Electronic – Can you clarify what an 1NO1NC switch is


I've come across multiple mentions of switches described as 1NO1NC.

They often described as having 2 options: ON/(OFF) and (ON)/OFF and from what I gather they have 3 terminals for wires: a NO terminal, a NC terminal and a C (?) terminal.

Can you explain what these mean?

When would you use an NO or an NC switch?

Best Answer

NO = Normally open (open = open circuit = not creating a path for the current)
NC = Normally closed (closed = short circuit = creating a path for the current)
C = Common


(The drawings show the state in the absence of force.)

When you press a normally-open pushbutton, you provide a path for the current.
When you press a normally-closed pushbutton, you impede the current from flowing.

In a relay, when the coil is not energized, C and NC are connected. When the coil is energized, the magnetic field attracts the movable metal, and C and NO are connected instead.

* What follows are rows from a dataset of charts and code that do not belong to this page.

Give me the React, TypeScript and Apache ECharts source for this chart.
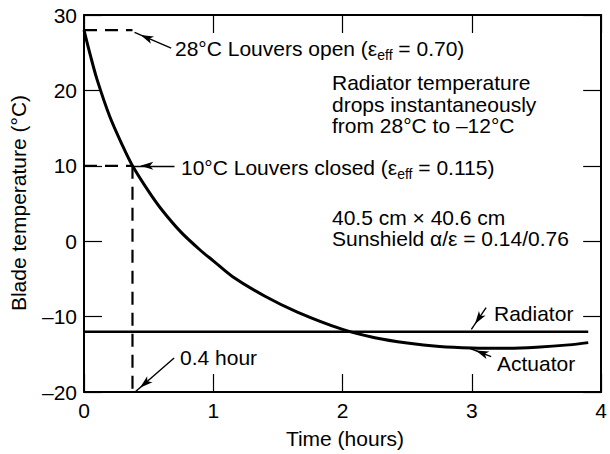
import { useEffect, useRef } from 'react';
import * as echarts from 'echarts';

const FONT = '"Liberation Sans", Arial, Helvetica, sans-serif';

// Actuator (blade) temperature curve
const timeHours = [0, 0.05, 0.1, 0.2, 0.3, 0.375, 0.5, 0.6, 0.75, 0.9, 1.0, 1.15, 1.4, 1.65, 2.0, 2.25, 2.5, 2.75, 3.0, 3.25, 3.5, 3.75, 3.9];
const actuatorTemp = [28, 24.6, 21.5, 16.5, 12.6, 10.0, 6.6, 4.2, 1.2, -1.2, -2.6, -4.7, -7.3, -9.4, -11.7, -12.8, -13.5, -13.95, -14.15, -14.2, -14.05, -13.75, -13.45];

// Radiator temperature (constant after the instantaneous drop)
const radiatorTime = [0, 3.9];
const radiatorTemp = [-12, -12];

// Dashed guide lines
const guideOpen = [[0, 28], [0.375, 28]];
const guideClosedH = [[0, 10], [0.375, 10]];
const guideClosedV = [[0.375, 10], [0.375, -20]];

// Annotation arrows: [fromTime, fromTemp, toTime, toTemp]
const arrowSpecs = [
  [0.674, 25.6, 0.391, 27.7],
  [0.70, 10, 0.385, 10],
  [0.697, -15.5, 0.395, -20],
  [3.11, -8.8, 2.996, -11.7],
  [3.149, -15.3, 2.983, -14.2],
];

const xTicks = { min: 0, max: 4, interval: 1 };
const yTicks = { min: -20, max: 30, interval: 10 };

const fmtY = (v: number) => (v < 0 ? '\u2013' + Math.abs(v) : String(v));

export default function App() {
  const ref = useRef<HTMLDivElement>(null);
  useEffect(() => {
    if (!ref.current) return;
    const chart = echarts.init(ref.current, null, { renderer: 'svg' });
    const black = '#000';
    const axisBase = {
      type: 'value' as const,
      splitLine: { show: false },
      axisLine: { show: true, onZero: false, lineStyle: { color: black, width: 2 } },
      axisTick: { show: true, inside: true, length: 18, lineStyle: { color: black, width: 1.2 } },
    };
    const labelStyle = { color: black, fontSize: 21, fontFamily: FONT };
    const sub = { fontSize: 14, fontFamily: FONT, fill: black, padding: [14, 0, 0, 0] };
    const txt = (x: number, y: number, text: string, extra: any = {}) => ({
      type: 'text',
      x,
      y,
      silent: true,
      style: {
        text,
        fill: black,
        fontSize: 21,
        fontFamily: FONT,
        align: 'left',
        textAlign: 'left',
        verticalAlign: 'middle',
        textVerticalAlign: 'middle',
        rich: { sub },
        ...extra,
      },
    });
    const dashed = (data: number[][]) => ({
      type: 'line',
      data,
      showSymbol: false,
      symbol: 'none',
      silent: true,
      lineStyle: { color: black, width: 2.2, type: [13, 8] },
      z: 2,
    });
    chart.setOption({
      animation: false,
      grid: { left: 84, right: 4, top: 15, bottom: 62, containLabel: false },
      xAxis: [
        { ...axisBase, ...xTicks, position: 'bottom', axisLabel: { ...labelStyle, margin: 8 } },
        { ...axisBase, ...xTicks, position: 'top', axisLabel: { show: false } },
      ],
      yAxis: [
        { ...axisBase, ...yTicks, position: 'left', axisLabel: { ...labelStyle, margin: 7, formatter: fmtY } },
        { ...axisBase, ...yTicks, position: 'right', axisLabel: { show: false } },
      ],
      series: [
        {
          name: 'Actuator',
          type: 'line',
          data: timeHours.map((t, i) => [t, actuatorTemp[i]]),
          showSymbol: false,
          symbol: 'none',
          smooth: 0.3,
          silent: true,
          lineStyle: { color: black, width: 3 },
          z: 3,
        },
        {
          name: 'Radiator',
          type: 'line',
          data: radiatorTime.map((t, i) => [t, radiatorTemp[i]]),
          showSymbol: false,
          symbol: 'none',
          silent: true,
          lineStyle: { color: black, width: 2.5 },
          z: 3,
          markLine: {
            silent: true,
            animation: false,
            label: { show: false },
            lineStyle: { color: black, width: 1.4, type: 'solid' },
            data: arrowSpecs.map(([x1, y1, x2, y2]) => [
              { coord: [x1, y1], symbol: 'none' },
              { coord: [x2, y2], symbol: 'arrow', symbolSize: [6, 13], symbolOffset: [0, 6.5] },
            ]),
          },
        },
        dashed(guideOpen),
        dashed(guideClosedH),
        dashed(guideClosedV),
      ],
      graphic: [
        txt(175, 48, '28°C Louvers open (ε{sub|eff} = 0.70)'),
        txt(332, 104, 'Radiator temperature\ndrops instantaneously\nfrom 28°C to \u201312°C', { lineHeight: 21.5 }),
        txt(181, 167, '10°C Louvers closed (ε{sub|eff} = 0.115)'),
        txt(332, 228, '40.5 cm × 40.6 cm\nSunshield α/ε = 0.14/0.76', { lineHeight: 21.5 }),
        txt(494, 313, 'Radiator'),
        txt(497, 363, 'Actuator'),
        txt(180, 357, '0.4 hour'),
        txt(345, 438, 'Time (hours)', { align: 'center', textAlign: 'center' }),
        {
          type: 'text',
          x: 18,
          y: 203,
          rotation: Math.PI / 2,
          silent: true,
          style: {
            text: 'Blade temperature (°C)',
            fill: black,
            fontSize: 21,
            fontFamily: FONT,
            align: 'center',
            textAlign: 'center',
            verticalAlign: 'middle',
            textVerticalAlign: 'middle',
          },
        },
      ],
    });
    return () => chart.dispose();
  }, []);
  return (
    <div
      ref={ref}
      style={{ position: 'absolute', left: 0, top: 0, width: 610, height: 454, background: '#fff' }}
    />
  );
}
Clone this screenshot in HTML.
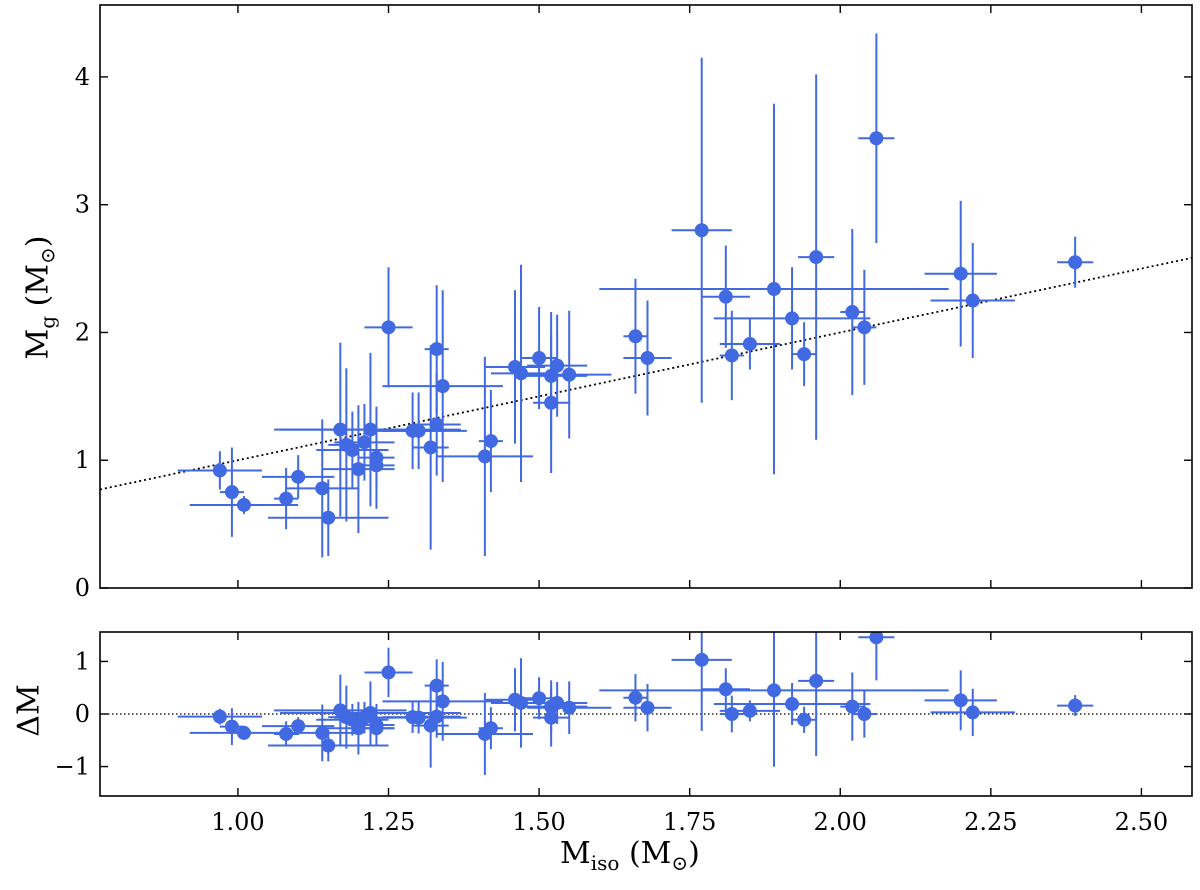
<!DOCTYPE html>
<html><head><meta charset="utf-8"><style>
body{margin:0;background:#fff}
svg text{font-family:"DejaVu Serif","Liberation Serif",serif;fill:#000}
</style></head><body>
<svg id="c" width="1200" height="885" xmlns="http://www.w3.org/2000/svg"></svg>
<script>
const misoVals=[0.97,0.99,1.01,1.08,1.10,1.14,1.15,1.17,1.18,1.19,1.20,1.21,1.22,1.23,1.23,1.25,1.29,1.30,1.32,1.33,1.33,1.34,1.41,1.42,1.46,1.47,1.50,1.52,1.52,1.53,1.55,1.66,1.68,1.77,1.81,1.82,1.85,1.89,1.92,1.94,1.96,2.02,2.04,2.06,2.20,2.22,2.39];
const mgVals=[0.92,0.75,0.65,0.70,0.87,0.78,0.55,1.24,1.12,1.08,0.93,1.14,1.24,1.02,0.96,2.04,1.23,1.23,1.10,1.87,1.28,1.58,1.03,1.15,1.73,1.68,1.80,1.66,1.45,1.74,1.67,1.97,1.80,2.80,2.28,1.82,1.91,2.34,2.11,1.83,2.59,2.16,2.04,3.52,2.46,2.25,2.55];
const misoErr=[0.07,0.02,0.09,0.02,0.06,0.06,0.10,0.11,0.03,0.06,0.06,0.05,0.15,0.03,0.03,0.04,0.05,0.08,0.03,0.02,0.04,0.10,0.08,0.02,0.05,0.05,0.03,0.06,0.03,0.05,0.07,0.02,0.04,0.05,0.04,0.02,0.05,0.29,0.13,0.02,0.03,0.02,0.02,0.03,0.06,0.07,0.03];
const mgErr=[0.15,0.35,0.07,0.24,0.17,0.54,0.30,0.68,0.60,0.30,0.50,0.30,0.60,0.40,0.20,0.47,0.30,0.30,0.80,0.50,0.40,0.75,0.78,0.40,0.60,0.85,0.40,0.50,0.55,0.40,0.50,0.45,0.45,1.35,0.40,0.35,0.20,1.45,0.40,0.25,1.43,0.65,0.45,0.82,0.57,0.45,0.20];
const xTicks=[1.00,1.25,1.50,1.75,2.00,2.25,2.50];
const yTicksTop=[0,1,2,3,4];
const yTicksBot=[-1,0,1];

const svg=document.getElementById('c');const NS='http://www.w3.org/2000/svg';
function mk(t,a,p){const e=document.createElementNS(NS,t);for(const k in a)e.setAttribute(k,a[k]);(p||svg).appendChild(e);return e;}
const X0=100,X1=1192,xmin=0.771,xmax=2.584;
const xs=v=>X0+(v-xmin)/(xmax-xmin)*(X1-X0);
const T={y0:5,y1:588,min:0,max:4.563};
const B={y0:632,y1:796,min:-1.56,max:1.56};
const ys=(P,v)=>P.y1-(v-P.min)/(P.max-P.min)*(P.y1-P.y0);
const blue='#4169e1';
function panel(P,name,yTicks,fmt,yv,showX){
  const g=mk('g',{});
  const cp='cp'+name;const d=mk('clipPath',{id:cp},g);mk('rect',{x:X0,y:P.y0,width:X1-X0,height:P.y1-P.y0},d);
  const pl=mk('g',{'clip-path':'url(#'+cp+')'},g);
  const ln=name==='top-panel'?mk('line',{x1:X0,y1:ys(P,xmin),x2:X1,y2:ys(P,xmax),stroke:'#000','stroke-width':1.8,'stroke-dasharray':'2,3'},pl):mk('line',{x1:X0,y1:ys(P,0),x2:X1,y2:ys(P,0),stroke:'#000','stroke-width':1.2,'stroke-dasharray':'1.5,2.5'},pl);
  
  misoVals.forEach((x,i)=>{
    const y=yv(i);const cx=xs(x),cy=ys(P,y);
    const pg=mk('g',{},pl);
    
    
    mk('line',{x1:xs(x-misoErr[i]),x2:xs(x+misoErr[i]),y1:cy,y2:cy,stroke:blue,'stroke-width':2},pg);
    mk('line',{x1:cx,x2:cx,y1:ys(P,y-mgErr[i]),y2:ys(P,y+mgErr[i]),stroke:blue,'stroke-width':2},pg);
    mk('circle',{cx:cx,cy:cy,r:7,fill:blue},pg);
  });
  const fr=mk('rect',{x:X0,y:P.y0,width:X1-X0,height:P.y1-P.y0,fill:'none',stroke:'#000','stroke-width':1.6},g);
  
  yTicks.forEach(t=>{const y=ys(P,t);
    mk('line',{x1:X0,x2:X0+8,y1:y,y2:y,stroke:'#000','stroke-width':1.4},g);
    mk('line',{x1:X1,x2:X1-8,y1:y,y2:y,stroke:'#000','stroke-width':1.4},g);
    const tx=mk('text',{x:X0-10,y:y+8,'text-anchor':'end','font-size':24},g);tx.textContent=fmt(t);
    });
  xTicks.forEach(t=>{const x=xs(t);
    mk('line',{x1:x,x2:x,y1:P.y1,y2:P.y1-8,stroke:'#000','stroke-width':1.4},g);
    mk('line',{x1:x,x2:x,y1:P.y0,y2:P.y0+8,stroke:'#000','stroke-width':1.4},g);
    if(showX){const tx=mk('text',{x:x,y:P.y1+34,'text-anchor':'middle','font-size':24},g);tx.textContent=t.toFixed(2);
    }});
}
panel(T,'top-panel',yTicksTop,t=>String(t),i=>mgVals[i],false);
panel(B,'residual-panel',yTicksBot,t=>t<0?'\u2212'+(-t):String(t),i=>mgVals[i]-misoVals[i],true);
</script>
<div style="position:absolute;left:0;top:0;width:1200px;height:885px;pointer-events:none;font-family:'DejaVu Serif','Liberation Serif',serif">
<div style="position:absolute;left:-50px;top:278px;width:180px;text-align:center;transform:rotate(-90deg);font-size:30px">M<sub style="font-size:20px">g</sub> (M<sub style="font-size:20px">⊙</sub>)</div>
<div style="position:absolute;left:-16px;top:693px;width:90px;text-align:center;transform:rotate(-90deg);font-size:30px">ΔM</div>
<div style="position:absolute;left:560px;top:836px;width:220px;font-size:30px">M<sub style="font-size:20px">iso</sub> (M<sub style="font-size:20px">⊙</sub>)</div>
</div>
</body></html>
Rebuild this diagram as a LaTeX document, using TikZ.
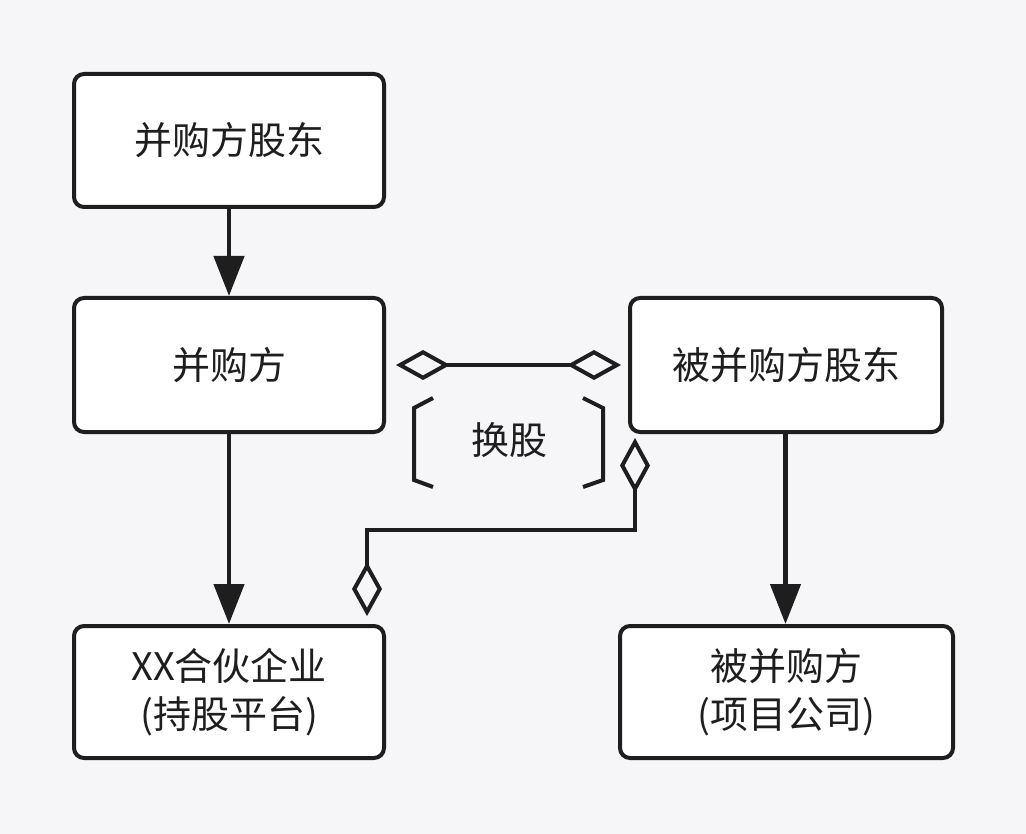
\documentclass[tikz,border=0pt]{standalone}
\usepackage{fontspec}
\setmainfont{Noto Sans CJK SC}
\usetikzlibrary{arrows.meta}
\definecolor{bg}{HTML}{F6F6F8}
\definecolor{ink}{HTML}{1E1E1E}
\begin{document}
\begin{tikzpicture}[x=1pt,y=-1pt,
  box/.style={draw=ink, fill=white, line width=4pt, rounded corners=10pt,
    inner sep=0pt, align=center, text=ink,
    font=\fontsize{38}{48}\selectfont},
  flow/.style={draw=ink, line width=4.5pt, -{Triangle[length=40pt,width=30pt]}},
  assoc/.style={draw=ink, line width=4pt, line join=miter},
  brk/.style={draw=ink, line width=4pt, line join=miter}]
\fill[bg] (0,0) rectangle (1026,834);
\useasboundingbox (0,0) rectangle (1026,834);

\node[box, minimum width=310pt, minimum height=133pt] (acqsh) at (229,140.5) {并购方股东};
\node[box, minimum width=310pt, minimum height=134pt] (acq) at (229,365) {并购方};
\node[box, minimum width=312pt, minimum height=134pt] (tgtsh) at (786,365) {被并购方股东};
\node[box, minimum width=310pt, minimum height=132pt] (plat) at (229,692) {XX合伙企业\\(持股平台)};
\node[box, minimum width=333pt, minimum height=132pt] (tgt) at (786.5,692) {被并购方\\(项目公司)};

\draw[flow] (acqsh.south) -- (acq.north);
\draw[flow] (acq.south) -- (plat.north);
\draw[flow] ([xshift=-0.5pt]tgtsh.south) -- ([xshift=-0.5pt]tgt.north -| tgtsh.south);

\draw[assoc, {Diamond[open,length=54pt,width=30pt]}-{Diamond[open,length=54pt,width=30pt]}]
  ([xshift=10pt]acq.east) -- ([xshift=-7pt]tgtsh.west);
\coordinate (c1) at ([xshift=7pt]tgtsh.south west);
\coordinate (c2) at ([xshift=-19pt]plat.north east);
\draw[assoc, {Diamond[open,length=55pt,width=30pt]}-{Diamond[open,length=54pt,width=30pt]}]
  ([yshift=-4pt]c1) -- ([yshift=-96pt]c1) -| ([yshift=8pt]c2);

\node[text=ink, font=\fontsize{38}{48}\selectfont, inner sep=0pt] (swap) at (509,440) {换股};
\draw[brk] ([shift={(-76pt,-47pt)}]swap.center) -- ([shift={(-95pt,-40pt)}]swap.center)
  -- ([shift={(-95pt,32pt)}]swap.center) -- ([shift={(-76pt,42pt)}]swap.center);
\draw[brk] ([shift={(74pt,-47pt)}]swap.center) -- ([shift={(94pt,-40pt)}]swap.center)
  -- ([shift={(94pt,32pt)}]swap.center) -- ([shift={(74pt,42pt)}]swap.center);
\end{tikzpicture}
\end{document}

  • NC pushbuttons are used in emergency stop buttons. You press them when an accident has occurred, or may occur, and you need to immediately stop some machine, whose action could damage someone or something. Normally-closed buttons are preferred for two reasons:
    a) they don't rely on creating a good contact, to signal something. They just have to open a circuit, which is much easier. An NC is more robust and therefore safer.
    b) they react quicker. For an NO button, the signal event happens at the end of the movement (when the movable part makes contact). For an NC button, the signal event happens at the beginning of the movement (when the movable part stops making contact).